Gardin Insights Platform
Glasshouse farming faces unique challenges, including a potential shortage of farm managers. Gardin's innovative technology serves as an extra pair of eyes on the farm, offering valuable support and assistance. Our advanced sensors work to enable a data analytics platform that continuously monitors a crop's crucial vitals. The farmer can effectively manage glasshouse operations with real-time data insights and automated alerts, even with limited staff.
The Gardin sensor enables farmers to see problems as soon as their crops are affected, days before visible signs appear. Farmers receive real-time feedback on how their crops are performing, which allows them to make incremental changes in temperature, humidity, lighting, or CO2, and to immediately measure the plants’ response.
“ Your product isn’t only your product. It’s the whole user experience, a chain that begins when someone learns about your brand for the first time and ends when your product disappears from their life … ”
— Tony Fadell
Gardin’s Customer Journey
Throughout the product and service development process, we concentrated on the entire customer journey to enhance our understanding of customer experiences. Our goal was to optimize each touchpoint, striving to create experiences that foster stronger customer relationships, increase loyalty, and improve long-term retention.

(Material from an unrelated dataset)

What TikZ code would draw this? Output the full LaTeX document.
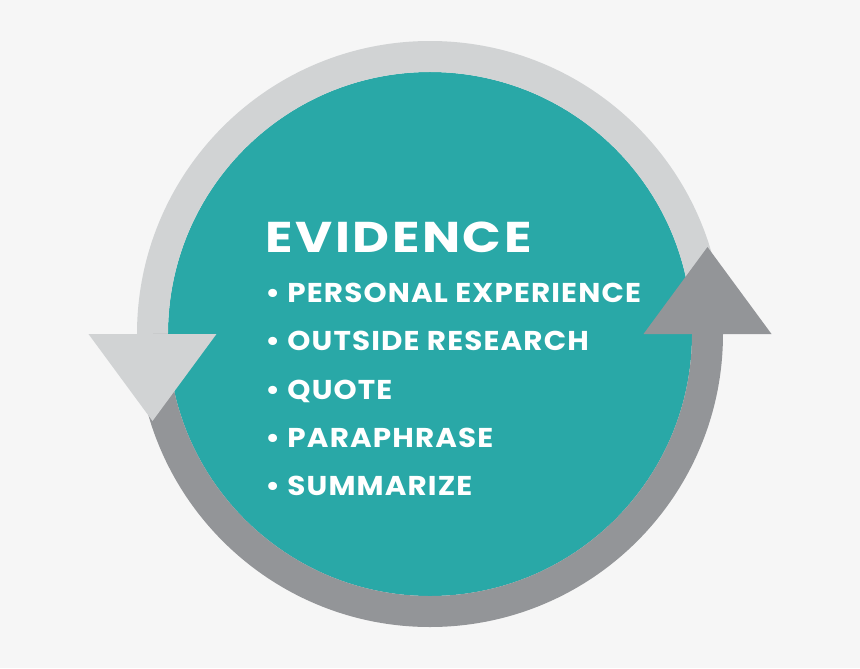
\documentclass[tikz,border=0pt]{standalone}
\usepackage{fontspec}
\setmainfont{Poppins}
\newfontfamily\titlefont{Poppins}[FakeStretch=1.18, LetterSpace=6]
\newfontfamily\itemfont{Poppins}[FakeStretch=1.08, LetterSpace=4.2]
\definecolor{pagebg}{HTML}{F6F6F6}
\definecolor{tealfill}{HTML}{29A8A7}
\definecolor{ringlight}{HTML}{D1D3D4}
\definecolor{ringdark}{HTML}{939598}

\begin{document}
\begin{tikzpicture}[scale=0.02,
    ring/.style={line width=0.62cm},
    title/.style={anchor=base west, inner sep=0pt, text=white, font=\titlefont\fontsize{24.5}{28}\selectfont\bfseries},
    item/.style={anchor=base west, inner sep=0pt, text=white, font=\itemfont\fontsize{15.5}{18}\selectfont\bfseries}
]

% page
\fill[pagebg] (-430,-334) rectangle (430,334);
\useasboundingbox (-430,-334) rectangle (430,334);

% circle and ring
\fill[tealfill] (0,0) circle (262);
\draw[ring, ringlight] (180:277.5) arc (180:0:277.5);
\draw[ring, ringdark] (0:277.5) arc (360:180:277.5);

% arrow heads
\fill[ringlight] (-341.5,0) -- (-213.5,0) -- (-277.5,-87) -- cycle;
\fill[ringdark] (213.5,0) -- (341.5,0) -- (277.5,87) -- cycle;

% text
\node[title] (evidence) at (-165,82) {EVIDENCE};
\node[item] (personal) at (-165,32) {•\ PERSONAL EXPERIENCE};
\node[item] (outside) at (-165,-16) {•\ OUTSIDE RESEARCH};
\node[item] (quote) at (-165,-65) {•\ QUOTE};
\node[item] (paraphrase) at (-165,-113) {•\ PARAPHRASE};
\node[item] (summarize) at (-165,-161) {•\ SUMMARIZE};

\end{tikzpicture}
\end{document}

Problem Space Definition Process
In this team photo, Gardin's department leads engage in a collaborative brainstorming session focused on mapping the entire customer journey. Together, they define and refine each stage, from initial awareness through to loyalty, using established success metrics to identify needs and gaps. These design thinking sessions are crucial in developing effective strategies that align with our business goals and enhance customer engagement.
The Opportunity
Identifying a problem or finding a solution that a client is willing to pay for is not sufficient on its own. Real opportunities at Gardin arise when we align our team behind issues that meet three critical criteria simultaneously: a problem that customers face, a solution they are willing to pay for, and a market large enough to justify the investment of resources. This approach ensures that our efforts are not just about addressing any problem but focusing on those that offer real business opportunities—balancing customer needs with viable economic returns for Gardin.
Value Delivery
We structured our ideas into four major product initiatives: helping growers increase their yields, maintaining or improving crop quality to sell premium produce, reducing energy consumption, and meeting contractual obligations.
From Ideas to Roadmap
To navigate the challenges of establishing a new category with a startup new to software development, Gardin implemented a flexible Product Management Process. This process systematically evaluates and prioritizes both current and future capabilities. From a top-down approach, we used benchmarks and external data to assess what was achievable relative to our current position, determining if we were best in class. Simultaneously, from a bottom-up perspective, we used Fermi approximations to estimate potential impacts and prioritize projects accordingly.